_Raw data_

——

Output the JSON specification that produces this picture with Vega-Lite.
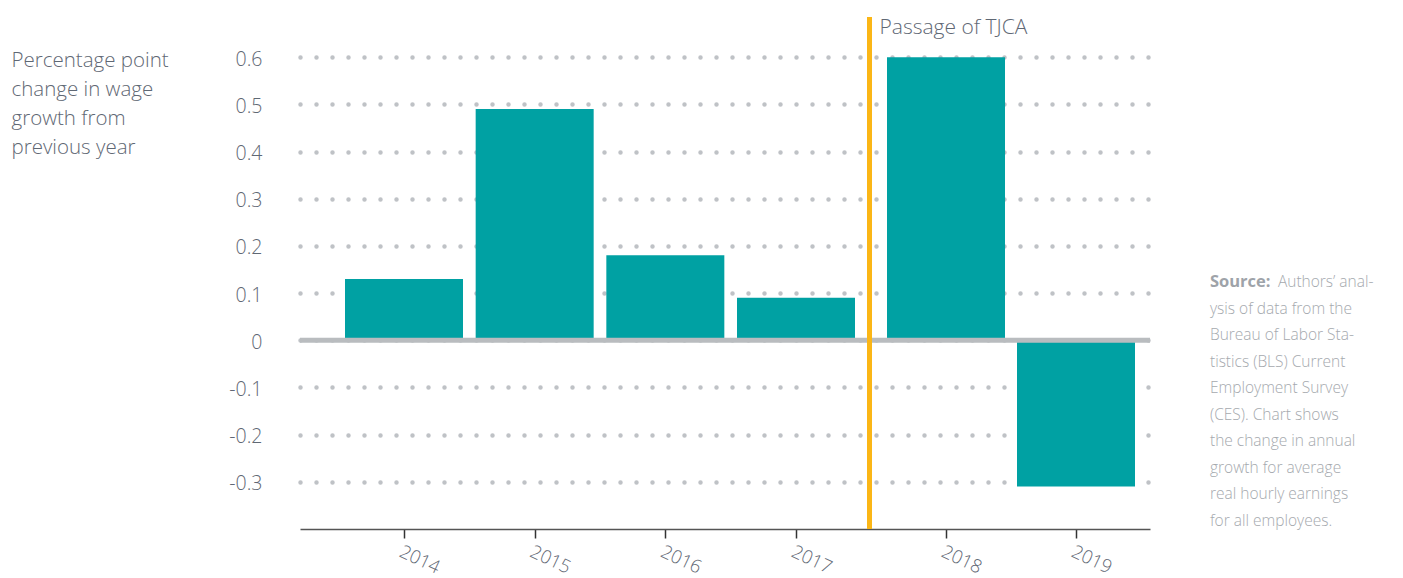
{
  "$schema": "https://vega.github.io/schema/vega-lite/v6.json",
  "autosize": {"type": "none"},
  "padding": {"left": 300, "top": 10, "right": 253, "bottom": 49},
  "width": 850,
  "height": 519,
  "config": {
    "view": {"stroke": null},
    "font": "Open Sans",
    "text": {"font": "Open Sans"}
  },
  "layer": [
    {
      "data": {
        "values": [
          {"year": 2014, "change": 0.13},
          {"year": 2015, "change": 0.49},
          {"year": 2016, "change": 0.18},
          {"year": 2017, "change": 0.09},
          {"year": 2018, "change": 0.60},
          {"year": 2019, "change": -0.31}
        ]
      },
      "mark": {"type": "bar", "width": 118, "color": "#00a1a3"},
      "encoding": {
        "x": {
          "field": "year",
          "type": "quantitative",
          "scale": {"domain": [2013.204, 2014, 2017, 2018, 2019, 2019.569], "range": [0, 104, 496, 646, 776, 850], "nice": false, "zero": false, "padding": 0},
          "axis": {
            "values": [2014, 2015, 2016, 2017, 2018, 2019],
            "format": "d",
            "title": null,
            "grid": false,
            "domainColor": "#555555",
            "domainWidth": 1.5,
            "tickColor": "#333333",
            "tickWidth": 1.5,
            "tickSize": 9,
            "labelAngle": 25,
            "labelAlign": "left",
            "labelBaseline": "top",
            "labelPadding": 4,
            "labelFontSize": 18.5,
            "labelFont": "Open Sans",
            "labelFontWeight": 300,
            "labelColor": "#5f6874",
            "labelOverlap": false
          }
        },
        "y": {
          "field": "change",
          "type": "quantitative",
          "scale": {"domain": [-0.4, 0.7], "nice": false},
          "axis": {
            "values": [-0.3, -0.2, -0.1, 0, 0.1, 0.2, 0.3, 0.4, 0.5, 0.6],
            "labelExpr": "replace(format(datum.value, '.1~f'), '\u2212', '-')",
            "domain": false,
            "ticks": false,
            "labelPadding": 38,
            "labelFontSize": 19.5,
            "labelFont": "Open Sans",
            "labelFontWeight": 300,
            "labelColor": "#5f6874",
            "labelOffset": 2,
            "grid": true,
            "gridColor": "#bfc2c6",
            "gridWidth": 4.5,
            "gridDash": [0, 16],
            "gridCap": "round",
            "title": ["Percentage point", "change in wage", "growth from", "previous year"],
            "titleAngle": 0,
            "titleAlign": "left",
            "titleBaseline": "alphabetic",
            "titleX": -289,
            "titleY": 56,
            "titleLineHeight": 29.3,
            "titleFontSize": 20.5,
            "titleFont": "Open Sans",
            "titleFontWeight": 300,
            "titleColor": "#5f6874"
          }
        }
      }
    },
    {
      "data": {"values": [{"v": 0}]},
      "mark": {"type": "rule", "color": "#b9bcbf", "strokeWidth": 5},
      "encoding": {"y": {"field": "v", "type": "quantitative"}}
    },
    {
      "data": {"values": [{"x": 2017.49, "y": -0.4, "y2": 0.685}]},
      "mark": {"type": "rule", "color": "#fbb616", "strokeWidth": 5},
      "encoding": {
        "x": {"field": "x", "type": "quantitative"},
        "y": {"field": "y", "type": "quantitative"},
        "y2": {"field": "y2"}
      }
    },
    {
      "data": {"values": [{"x": 2017.49, "y": 0.65, "label": "Passage of TJCA"}]},
      "mark": {"type": "text", "align": "left", "baseline": "alphabetic", "dx": 10, "fontSize": 21, "fontWeight": 300, "color": "#5f6874"},
      "encoding": {
        "x": {"field": "x", "type": "quantitative"},
        "y": {"field": "y", "type": "quantitative"},
        "text": {"field": "label"}
      }
    },
    {
      "data": {"values": [{"x": 2020.03, "y": 0.1125, "label": "Source:"}]},
      "mark": {"type": "text", "align": "left", "baseline": "alphabetic", "fontSize": 16.5, "fontWeight": "bold", "color": "#9ea3a9"},
      "encoding": {
        "x": {"field": "x", "type": "quantitative"},
        "y": {"field": "y", "type": "quantitative"},
        "text": {"field": "label"}
      }
    },
    {
      "data": {"values": [{"x": 2020.03, "y": 0.1125, "label": "Authors’ anal-"}]},
      "mark": {"type": "text", "align": "left", "baseline": "alphabetic", "dx": 68, "fontSize": 15.5, "fontWeight": 300, "color": "#a5a9ae"},
      "encoding": {
        "x": {"field": "x", "type": "quantitative"},
        "y": {"field": "y", "type": "quantitative"},
        "text": {"field": "label"}
      }
    },
    {
      "data": {"values": [{"x": 2020.03, "y": 0.0564, "label": ["ysis of data from the", "Bureau of Labor Sta-", "tistics (BLS) Current", "Employment Survey", "(CES). Chart shows", "the change in annual", "growth for average", "real hourly earnings", "for all employees."]}]},
      "mark": {"type": "text", "align": "left", "baseline": "alphabetic", "lineHeight": 26.5, "fontSize": 15.5, "fontWeight": 300, "color": "#a5a9ae"},
      "encoding": {
        "x": {"field": "x", "type": "quantitative"},
        "y": {"field": "y", "type": "quantitative"},
        "text": {"field": "label"}
      }
    }
  ]
}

——

_Given problem_
Print the complete listing exactly, apart from any pictures.

_The reply_
Output the JSON specification that produces this picture with Vega-Lite.
{
  "$schema": "https://vega.github.io/schema/vega-lite/v6.json",
  "autosize": {"type": "none"},
  "padding": {"left": 300, "top": 10, "right": 253, "bottom": 49},
  "width": 850,
  "height": 519,
  "config": {
    "view": {"stroke": null},
    "font": "Open Sans",
    "text": {"font": "Open Sans"}
  },
  "layer": [
    {
      "data": {
        "values": [
          {"year": 2014, "change": 0.13},
          {"year": 2015, "change": 0.49},
          {"year": 2016, "change": 0.18},
          {"year": 2017, "change": 0.09},
          {"year": 2018, "change": 0.60},
          {"year": 2019, "change": -0.31}
        ]
      },
      "mark": {"type": "bar", "width": 118, "color": "#00a1a3"},
      "encoding": {
        "x": {
          "field": "year",
          "type": "quantitative",
          "scale": {"domain": [2013.204, 2014, 2017, 2018, 2019, 2019.569], "range": [0, 104, 496, 646, 776, 850], "nice": false, "zero": false, "padding": 0},
          "axis": {
            "values": [2014, 2015, 2016, 2017, 2018, 2019],
            "format": "d",
            "title": null,
            "grid": false,
            "domainColor": "#555555",
            "domainWidth": 1.5,
            "tickColor": "#333333",
            "tickWidth": 1.5,
            "tickSize": 9,
            "labelAngle": 25,
            "labelAlign": "left",
            "labelBaseline": "top",
            "labelPadding": 4,
            "labelFontSize": 18.5,
            "labelFont": "Open Sans",
            "labelFontWeight": 300,
            "labelColor": "#5f6874",
            "labelOverlap": false
          }
        },
        "y": {
          "field": "change",
          "type": "quantitative",
          "scale": {"domain": [-0.4, 0.7], "nice": false},
          "axis": {
            "values": [-0.3, -0.2, -0.1, 0, 0.1, 0.2, 0.3, 0.4, 0.5, 0.6],
            "labelExpr": "replace(format(datum.value, '.1~f'), '\u2212', '-')",
            "domain": false,
            "ticks": false,
            "labelPadding": 38,
            "labelFontSize": 19.5,
            "labelFont": "Open Sans",
            "labelFontWeight": 300,
            "labelColor": "#5f6874",
            "labelOffset": 2,
            "grid": true,
            "gridColor": "#bfc2c6",
            "gridWidth": 4.5,
            "gridDash": [0, 16],
            "gridCap": "round",
            "title": ["Percentage point", "change in wage", "growth from", "previous year"],
            "titleAngle": 0,
            "titleAlign": "left",
            "titleBaseline": "alphabetic",
            "titleX": -289,
            "titleY": 56,
            "titleLineHeight": 29.3,
            "titleFontSize": 20.5,
            "titleFont": "Open Sans",
            "titleFontWeight": 300,
            "titleColor": "#5f6874"
          }
        }
      }
    },
    {
      "data": {"values": [{"v": 0}]},
      "mark": {"type": "rule", "color": "#b9bcbf", "strokeWidth": 5},
      "encoding": {"y": {"field": "v", "type": "quantitative"}}
    },
    {
      "data": {"values": [{"x": 2017.49, "y": -0.4, "y2": 0.685}]},
      "mark": {"type": "rule", "color": "#fbb616", "strokeWidth": 5},
      "encoding": {
        "x": {"field": "x", "type": "quantitative"},
        "y": {"field": "y", "type": "quantitative"},
        "y2": {"field": "y2"}
      }
    },
    {
      "data": {"values": [{"x": 2017.49, "y": 0.65, "label": "Passage of TJCA"}]},
      "mark": {"type": "text", "align": "left", "baseline": "alphabetic", "dx": 10, "fontSize": 21, "fontWeight": 300, "color": "#5f6874"},
      "encoding": {
        "x": {"field": "x", "type": "quantitative"},
        "y": {"field": "y", "type": "quantitative"},
        "text": {"field": "label"}
      }
    },
    {
      "data": {"values": [{"x": 2020.03, "y": 0.1125, "label": "Source:"}]},
      "mark": {"type": "text", "align": "left", "baseline": "alphabetic", "fontSize": 16.5, "fontWeight": "bold", "color": "#9ea3a9"},
      "encoding": {
        "x": {"field": "x", "type": "quantitative"},
        "y": {"field": "y", "type": "quantitative"},
        "text": {"field": "label"}
      }
    },
    {
      "data": {"values": [{"x": 2020.03, "y": 0.1125, "label": "Authors’ anal-"}]},
      "mark": {"type": "text", "align": "left", "baseline": "alphabetic", "dx": 68, "fontSize": 15.5, "fontWeight": 300, "color": "#a5a9ae"},
      "encoding": {
        "x": {"field": "x", "type": "quantitative"},
        "y": {"field": "y", "type": "quantitative"},
        "text": {"field": "label"}
      }
    },
    {
      "data": {"values": [{"x": 2020.03, "y": 0.0564, "label": ["ysis of data from the", "Bureau of Labor Sta-", "tistics (BLS) Current", "Employment Survey", "(CES). Chart shows", "the change in annual", "growth for average", "real hourly earnings", "for all employees."]}]},
      "mark": {"type": "text", "align": "left", "baseline": "alphabetic", "lineHeight": 26.5, "fontSize": 15.5, "fontWeight": 300, "color": "#a5a9ae"},
      "encoding": {
        "x": {"field": "x", "type": "quantitative"},
        "y": {"field": "y", "type": "quantitative"},
        "text": {"field": "label"}
      }
    }
  ]
}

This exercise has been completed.